Background information
- Birth name: James Dennis Bruton
- Occupation(s): Radio personality, band manager, club owner

= Reb Foster =

American radio DJ and band manager (1936–2019)

James Dennis Bruton (March 18, 1936 - August 25, 2019), known as Reb Foster and earlier in his career as Dennis James, was an American radio DJ and band manager.
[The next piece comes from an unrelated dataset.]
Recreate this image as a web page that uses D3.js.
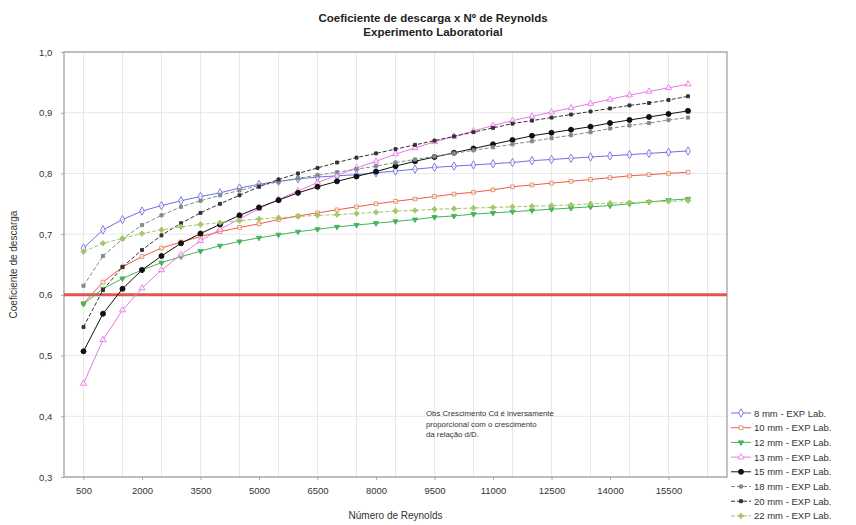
<!DOCTYPE html>
<html><head><meta charset="utf-8">
<script src="https://cdn.jsdelivr.net/npm/d3@7"></script>
<style>
body{margin:0;background:#fff;}
text{font-family:"Liberation Sans",Arial,sans-serif;}
</style></head>
<body><svg id="c" width="856" height="525"></svg>
<script>
const reynolds = [500,1000,1500,2000,2500,3000,3500,4000,4500,5000,5500,6000,6500,7000,7500,8000,8500,9000,9500,10000,10500,11000,11500,12000,12500,13000,13500,14000,14500,15000,15500,16000];
const cd8mm  = [0.677,0.707,0.724,0.738,0.747,0.755,0.762,0.768,0.776,0.782,0.787,0.791,0.794,0.796,0.798,0.801,0.804,0.807,0.810,0.812,0.814,0.816,0.818,0.821,0.823,0.825,0.827,0.829,0.831,0.833,0.835,0.837];
const cd10mm = [0.586,0.621,0.646,0.663,0.677,0.687,0.696,0.704,0.711,0.717,0.724,0.730,0.735,0.740,0.745,0.750,0.754,0.758,0.762,0.766,0.769,0.773,0.778,0.781,0.784,0.787,0.790,0.793,0.796,0.798,0.800,0.802];
const cd12mm = [0.585,0.610,0.627,0.641,0.653,0.663,0.672,0.681,0.688,0.694,0.699,0.704,0.708,0.712,0.715,0.718,0.721,0.724,0.728,0.730,0.733,0.735,0.737,0.739,0.741,0.743,0.745,0.747,0.750,0.753,0.756,0.758];
const cd13mm = [0.454,0.526,0.575,0.611,0.641,0.666,0.689,0.708,0.725,0.742,0.757,0.771,0.785,0.797,0.809,0.820,0.832,0.842,0.852,0.861,0.870,0.879,0.887,0.894,0.901,0.908,0.915,0.922,0.929,0.935,0.941,0.947];
const cd15mm = [0.507,0.569,0.610,0.641,0.664,0.685,0.701,0.716,0.731,0.744,0.756,0.768,0.778,0.787,0.795,0.803,0.812,0.820,0.827,0.834,0.841,0.848,0.855,0.862,0.867,0.872,0.877,0.883,0.888,0.893,0.898,0.903];
const cd18mm = [0.615,0.664,0.692,0.715,0.731,0.745,0.755,0.764,0.772,0.780,0.786,0.792,0.797,0.802,0.807,0.812,0.818,0.823,0.828,0.833,0.838,0.843,0.848,0.853,0.858,0.863,0.868,0.874,0.879,0.883,0.888,0.892];
const cd20mm = [0.547,0.608,0.646,0.674,0.698,0.718,0.735,0.750,0.764,0.778,0.790,0.800,0.809,0.818,0.826,0.833,0.840,0.847,0.854,0.861,0.868,0.875,0.882,0.887,0.892,0.897,0.902,0.907,0.912,0.916,0.921,0.927];
const cd22mm = [0.671,0.685,0.693,0.701,0.707,0.712,0.716,0.719,0.722,0.725,0.727,0.729,0.731,0.732,0.734,0.736,0.738,0.739,0.741,0.742,0.743,0.744,0.745,0.746,0.747,0.748,0.750,0.751,0.752,0.753,0.754,0.755];
const seriesNames = ["8 mm - EXP Lab.","10 mm - EXP Lab.","12 mm - EXP Lab.","13 mm - EXP Lab.","15 mm - EXP Lab.","18 mm - EXP Lab.","20 mm - EXP Lab.","22 mm - EXP Lab."];
const xTicks = [500,2000,3500,5000,6500,8000,9500,11000,12500,14000,15500];
const yTicks = [0.3,0.4,0.5,0.6,0.7,0.8,0.9,1.0];
const referenceCd = 0.6;
const titleLines = ["Coeficiente de descarga x Nº de Reynolds","Experimento Laboratorial"];
const noteLines = ["Obs Crescimento Cd  é inversamente","proporcional com o crescimento","da relação d/D."];

const allSeries = [cd8mm,cd10mm,cd12mm,cd13mm,cd15mm,cd18mm,cd20mm,cd22mm];
const styles = [
  {color:"#7070e0", sym:d3.symbolDiamond, size:20, fill:"none", dash:null},
  {color:"#f05a46", sym:d3.symbolSquare, size:14, fill:"none", dash:null, mcolor:"#e09060"},
  {color:"#44b35a", sym:d3.symbolTriangle, size:12, fill:"#44b35a", dash:null, rot:180},
  {color:"#e878e8", sym:d3.symbolTriangle, size:16, fill:"none", dash:null},
  {color:"#111111", sym:d3.symbolCircle, size:20, fill:"#111111", dash:null},
  {color:"#7f8c8c", sym:d3.symbolSquare, size:10, fill:"#7f8c8c", dash:"4,2"},
  {color:"#333333", sym:d3.symbolSquare, size:9, fill:"#333333", dash:"4,2"},
  {color:"#a2c664", sym:d3.symbolCross, size:12, fill:"#a2c664", dash:"4,2"}
];

const svg = d3.select("#c");
const m = {l:64, r:727, t:52, b:477};
const x = d3.scaleLinear().domain([0,17000]).range([m.l,m.r]);
const y = d3.scaleLinear().domain([0.3,1.0]).range([m.b,m.t]);

// grid
const gridX = d3.range(500,17000,1000);
svg.append("g").selectAll("line").data(gridX).join("line")
  .attr("x1",d=>x(d)).attr("x2",d=>x(d)).attr("y1",m.t).attr("y2",m.b)
  .attr("stroke","#e8e8e8").attr("stroke-width",1);
svg.append("g").selectAll("line").data(yTicks).join("line")
  .attr("x1",m.l).attr("x2",m.r).attr("y1",d=>y(d)).attr("y2",d=>y(d))
  .attr("stroke","#e8e8e8").attr("stroke-width",1);

// axes
const fmtY = d=>d3.format(".1f")(d).replace(".",",");
const ax = svg.append("g").attr("transform",`translate(0,${m.b})`)
  .call(d3.axisBottom(x).tickValues(xTicks).tickFormat(d3.format("d")).tickSize(3));
const ay = svg.append("g").attr("transform",`translate(${m.l},0)`)
  .call(d3.axisLeft(y).tickValues(yTicks).tickFormat(fmtY).tickSize(3));
[ax,ay].forEach(g=>{
  g.select(".domain").remove();
  g.selectAll("line").attr("stroke","#aaa");
  g.selectAll("text").attr("font-size",9.5).attr("fill","#333");
});
ax.selectAll("text").attr("dy","1.2em");
ay.selectAll("text").attr("dx","-0.6em");

// frame
svg.append("rect").attr("x",m.l).attr("y",m.t).attr("width",m.r-m.l).attr("height",m.b-m.t)
  .attr("fill","none").attr("stroke","#9a9a9a").attr("stroke-width",1.2);

// reference line
svg.append("line").attr("x1",m.l).attr("x2",m.r).attr("y1",y(referenceCd)).attr("y2",y(referenceCd))
  .attr("stroke","#e05555").attr("stroke-width",3);

// series
const line = d3.line().x((d,i)=>x(reynolds[i])).y(d=>y(d));
allSeries.forEach((s,k)=>{
  const st = styles[k];
  svg.append("path").datum(s).attr("d",line).attr("fill","none")
    .attr("stroke",st.color).attr("stroke-width",1).attr("stroke-dasharray",st.dash);
  svg.append("g").selectAll("path").data(s).join("path")
    .attr("d",d3.symbol().type(st.sym).size(st.size))
    .attr("transform",(d,i)=>`translate(${x(reynolds[i])},${y(d)})${st.rot?` rotate(${st.rot})`:""}`)
    .attr("fill",st.fill==="none"?"#fff":st.fill).attr("fill-opacity",st.fill==="none"?0.6:1)
    .attr("stroke",st.mcolor||st.color).attr("stroke-width",0.9);
});

// titles
svg.append("g").selectAll("text").data(titleLines).join("text")
  .attr("x",433).attr("y",(d,i)=>22+i*14).attr("text-anchor","middle")
  .attr("font-size",11.5).attr("font-weight","bold").attr("fill","#222").text(d=>d);
svg.append("text").attr("x",(m.l+m.r)/2).attr("y",519).attr("text-anchor","middle")
  .attr("font-size",10).attr("fill","#333").text("Número de Reynolds");
svg.append("text").attr("transform",`translate(17,${(m.t+m.b)/2}) rotate(-90)`)
  .attr("text-anchor","middle").attr("font-size",10).attr("fill","#333").text("Coeficiente de descarga");

// note
svg.append("g").selectAll("text").data(noteLines).join("text")
  .attr("x",426).attr("y",(d,i)=>416+i*10.5).attr("font-size",7.8).attr("fill","#333").text(d=>d);

// legend
const lg = svg.append("g");
seriesNames.forEach((n,k)=>{
  const st = styles[k], yy = 413 + k*14.7;
  lg.append("line").attr("x1",731).attr("x2",751).attr("y1",yy).attr("y2",yy)
    .attr("stroke",st.color).attr("stroke-width",1).attr("stroke-dasharray",st.dash);
  lg.append("path").attr("d",d3.symbol().type(st.sym).size(st.size)())
    .attr("transform",`translate(741,${yy})${st.rot?` rotate(${st.rot})`:""}`)
    .attr("fill",st.fill==="none"?"#fff":st.fill).attr("stroke",st.mcolor||st.color).attr("stroke-width",0.9);
  lg.append("text").attr("x",754).attr("y",yy+3.5).attr("font-size",9.5).attr("fill","#333").text(n);
});
</script></body></html>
He was born in Fort Worth, Texas, and after his parents (Harry Bruton, father) split up was raised by his mother (Imotene Hanby) in Amarillo. From the mid-1950s, he worked on radio stations in Dallas, Houston, Cleveland, Denver and Portland, where he was known as Dennis James (eventually forced to change due to the nationally known game show host who also used the pseudonym). After working at KYA in San Francisco, he moved to KRLA in Los Angeles in 1962, and was involved in the Beatles' arrival in the city in August 1964. He had a regular afternoon show, featuring character voices including "Maude Skidmore", and owned the Revelaire Club in Redondo Beach. He worked at KRLA between 1962 and 1969 (with a break between 1965 and 1967, spent at rival KFWB), and again for spells in the 1970s and 1980s. In the 1970s, he also managed bands including the Turtles, Three Dog Night, Everpresent Fullness, and Steppenwolf. Legend has it that the 1964 surf music tune "Mr. Rebel" by Eddie & the Showmen was a tribute to Foster. Foster also acted in episodes of The Adventures of Ozzie and Harriet and The Lucy Show.

He left Los Angeles in 1987 and returned to live in Amarillo. He died on August 25, 2019, aged 83.